Food companies routinely conduct food quality and safety audits to qualify vendors both on an initial and ongoing basis. Over the years, many different audit schemes have been developed, resulting in significant improvements in food quality and safety. Recent high profile recalls, however, such as the one involving the Peanut Corporation of America, raise many questions about the purpose and credibility of third-party audits.
The peanut butter recall highlighted the pitfalls of depending on government regulatory agencies to help audit vendors. Governmental agencies suffer from inadequate resources and are overwhelmed by increased imports and food categories. Consider some of these statistics related to the U.S. Food and Drug Administration (FDA), which regulates about 80% of the food consumed in the United States:
- The FDA has oversight of more than 136,000 registered domestic food facilities (including more than 44,000 U.S. food manufacturers and processors and approximately 113,000 U.S. food warehouses, including storage tanks and grain elevators).
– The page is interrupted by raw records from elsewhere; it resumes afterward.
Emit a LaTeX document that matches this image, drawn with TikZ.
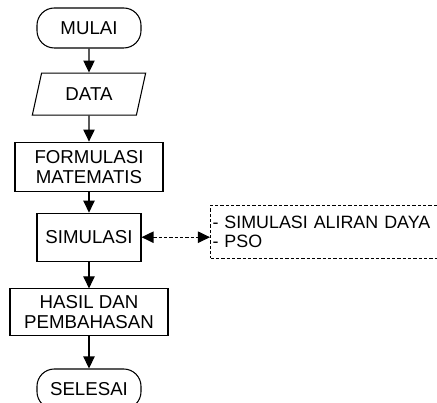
\documentclass[tikz,border=0pt]{standalone}
\usepackage{fontspec}
\setmainfont{Liberation Sans}
\usetikzlibrary{shapes,arrows.meta,positioning,shapes.geometric}

\begin{document}
\begin{tikzpicture}[x=0.75pt, y=0.75pt, node distance=18pt, font=\fontsize{14}{15}\selectfont,
    line width=0.8pt, inner sep=2pt, >={Triangle[length=9pt, width=8.5pt]}]
    \useasboundingbox (0,0) rectangle (437,403);
    % Nodes
    \node[draw, rounded corners=13pt, minimum width=78pt, minimum height=30pt] (mulai) at (89,375) {MULAI};
    \node[draw, trapezium, trapezium left angle=63, trapezium right angle=117, trapezium stretches body,
        minimum width=85pt, minimum height=31.5pt, below=18pt of mulai] (data) {DATA};
    \node[draw, rectangle, minimum width=111pt, minimum height=36.75pt, align=center, below=19.5pt of data] (formulasi) {FORMULASI\\MATEMATIS};
    \node[draw, rectangle, minimum width=78pt, minimum height=36pt, below=15.75pt of formulasi] (simulasi) {SIMULASI};
    \node[draw, rectangle, minimum width=118.5pt, minimum height=35.25pt, align=center, below=20pt of simulasi] (hasil) {HASIL DAN\\PEMBAHASAN};
    \node[draw, rounded corners=13pt, minimum width=78pt, minimum height=30pt, below=24pt of hasil] (selesai) {SELESAI};
    \node[draw, dashed, dash pattern=on 2.5pt off 1.5pt, anchor=west, minimum width=175pt, minimum height=39.75pt,
        text width=172pt, inner xsep=1.5pt, align=left, font=\fontsize{13.4}{14.5}\selectfont] (ket) at (210,171) {- SIMULASI ALIRAN DAYA\\- PSO};

    % Edges
    \draw[->] (mulai) -- (data);
    \draw[->] (data) -- (formulasi);
    \draw[->] (formulasi) -- (simulasi);
    \draw[->] (simulasi) -- (hasil);
    \draw[->] (hasil) -- (selesai);
    \draw[<->, dashed, dash pattern=on 2.5pt off 1.5pt] (simulasi.east) -- (simulasi.east -| ket.west);
\end{tikzpicture}
\end{document}
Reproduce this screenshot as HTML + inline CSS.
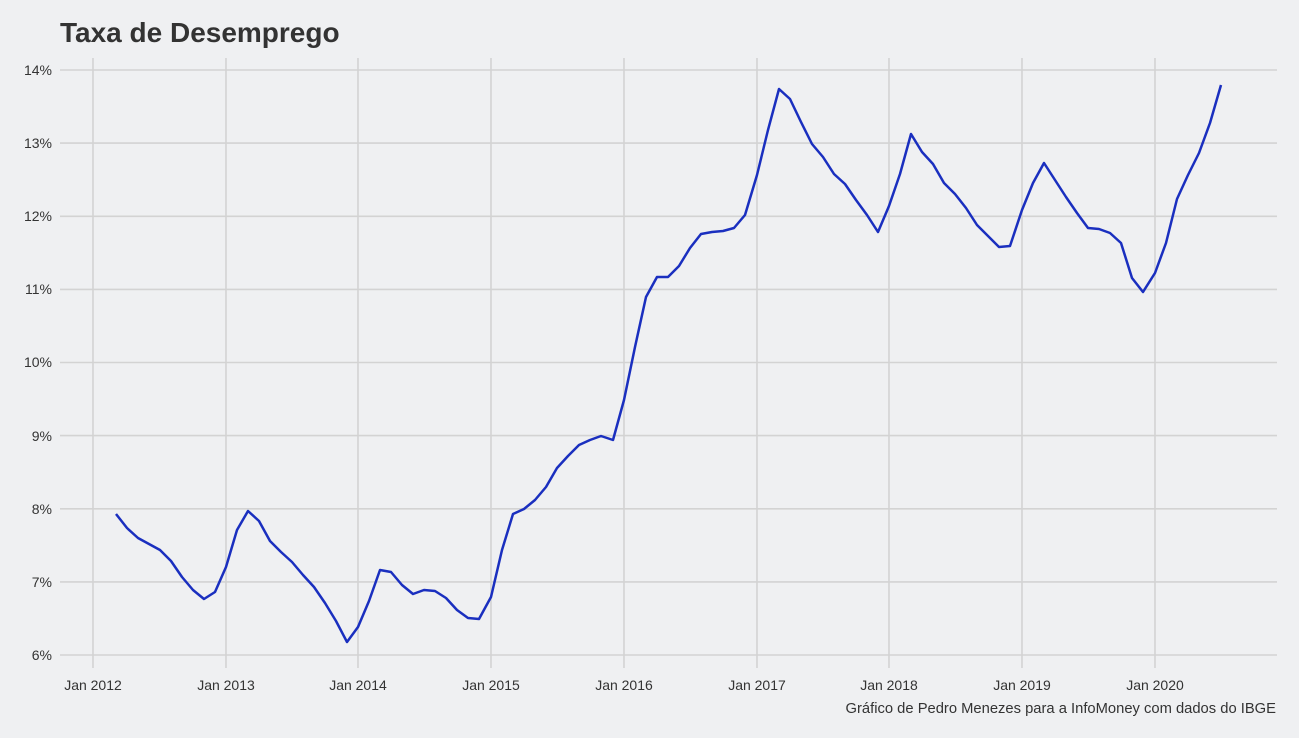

- The FDA or state and local authorities regulate more than 2 million farms, roughly 935,000 restaurants and institutional food service establishments, and 114,000 supermarkets, grocery stores, and other food outlets.
- Approximately 189,000 registered foreign facilities manufacture, process, pack, or hold food consumed by Americans.
- The FDA inspects food processing facilities once every 10 years, on average.
- At the present time, the FDA does virtually no on-site inspection of foreign facilities that export to the U.S. and inspects less than 2% of imported food products at U.S. ports of entry.
Various measures to improve food safety and restore public confidence have been implemented. In November 2007, the FDA issued its Food Protection Plan, and the Interagency Working Group on Import Safety issued its Action Plan for Import Safety: A Roadmap for Continual Improvement. Both plans outlined the possible use of third-party inspections and certification programs to help verify the safety of products from a growing food establishment inventory, both domestic and foreign. The FDA also prepared a guidance document, Voluntary Third-Party Certification Programs for Foods and Feeds (www.fda.gov/RegulatoryInformation/Guidances/ucm125431.htm), which discusses recognition and certification for third-party auditing programs.
In response to the recent high profile food recalls and public outcry, Congress has proposed a number of bills, including the Food Safety Enhancement Act of 2009, which requires each food facility to conduct a hazard analysis, implement preventive controls, and implement a food safety plan.
More specifically, the food safety plan requires the secretary of Health and Human Services to:
- issue science-based performance standards to minimize the hazards from foodborne contaminants;
- establish science-based standards for raw agricultural commodities;
- inspect facilities at a frequency determined pursuant to a risk-based schedule;
- establish a food tracing system;
- assess fees relating to food facility reinspection and food recall; and
- establish a program for accreditation of laboratories that perform analytical testing of food for import or export.
The clear direction being mandated by the federal government is a significant increase in auditing and testing effectiveness using a risk-based approach that puts pressure on both the federal regulatory agencies and the business and private sector to improve food safety and restore public confidence.
Business, Private Sector Responses
To help assure food safety and quality and protect their brands, many companies are not waiting for the government to implement new regulatory actions. They are raising the bar themselves, requiring their food vendors to become certified to newly created international or industry sector-specific standard auditing protocols as a condition of doing business.
In the past, companies might utilize internal quality assurance staff, contract with third-party firms to conduct audits of their supply chain vendors on their behalf, or accept a certificate showing evidence that the vendor had been audited by a third-party firm they recognize. For the individual vendor, especially those with a large customer base, this would typically result in a never-ending stream of customers and third-party auditors conducting on-site audits, looking for basically the same things but possibly using different protocols.